There’s also a note about responsibility when one has advantage, in whatever context, to change things, so the burden does not rest on those whose hardship has fed your abundance.
The five star rating comes from the diner scene between Keanu and Rogen, just after Gabriel has become human. It’s perhaps midway through the film, but it’s the final element that, for me, made up for Good Fortune‘s imperfections.
Gabriel and Jeff are eating hamburgers. And Keanu looks old.
He looks beautifully aged, like the 60-year-old (or so) he is (was, when the scene was filmed). For most of Keanu’s career, he’d always looked much younger on screen than he actually was. There’s a temptation, I would think, for those around Keanu to want to try to preserve that youthful look even when it strains credibility. And it is now straining credibility. Because he’s a man in his 60s now, and he has gray hair in his beard, and let’s be honest, on his head too.
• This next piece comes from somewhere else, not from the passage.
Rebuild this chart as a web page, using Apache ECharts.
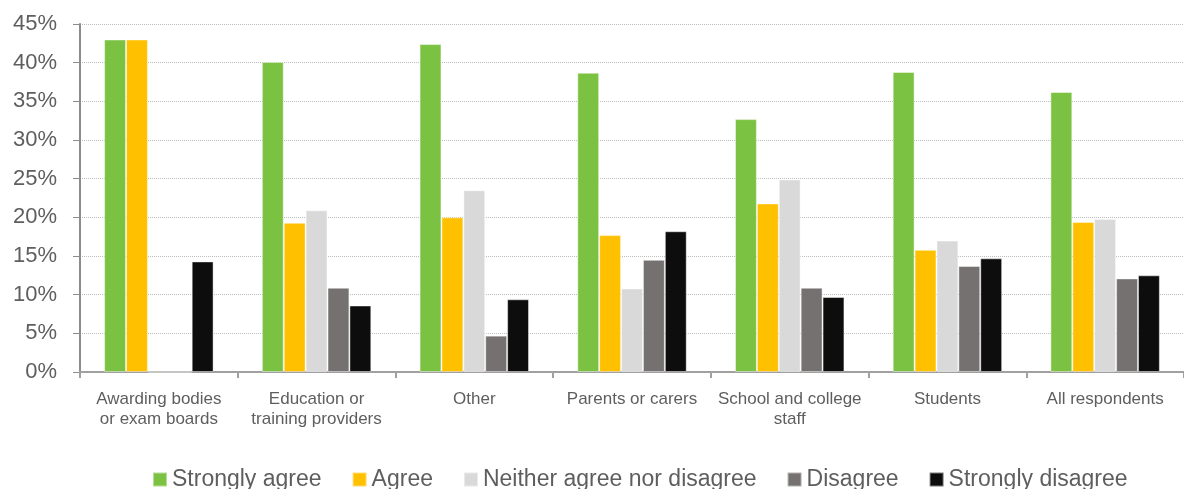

Seeing it authentically shown on screen in that one scene was truly beautiful to me. Because there’s still peace and contentment, soulfulness, in those eyes, and wrinkles show wisdom, a life deeply lived.
The beauty of age is also on display in the few scenes where Gabriel is working as a dishwasher, his long hair tied back, his wiry frame looking frail. He looks like a burnout, precisely what the character is experiencing. Because ultimately it’s all about being where you are, at a certain point in time, for a higher reason. It’s embracing change, what currently is, and deciding how to eek out purpose and meaning.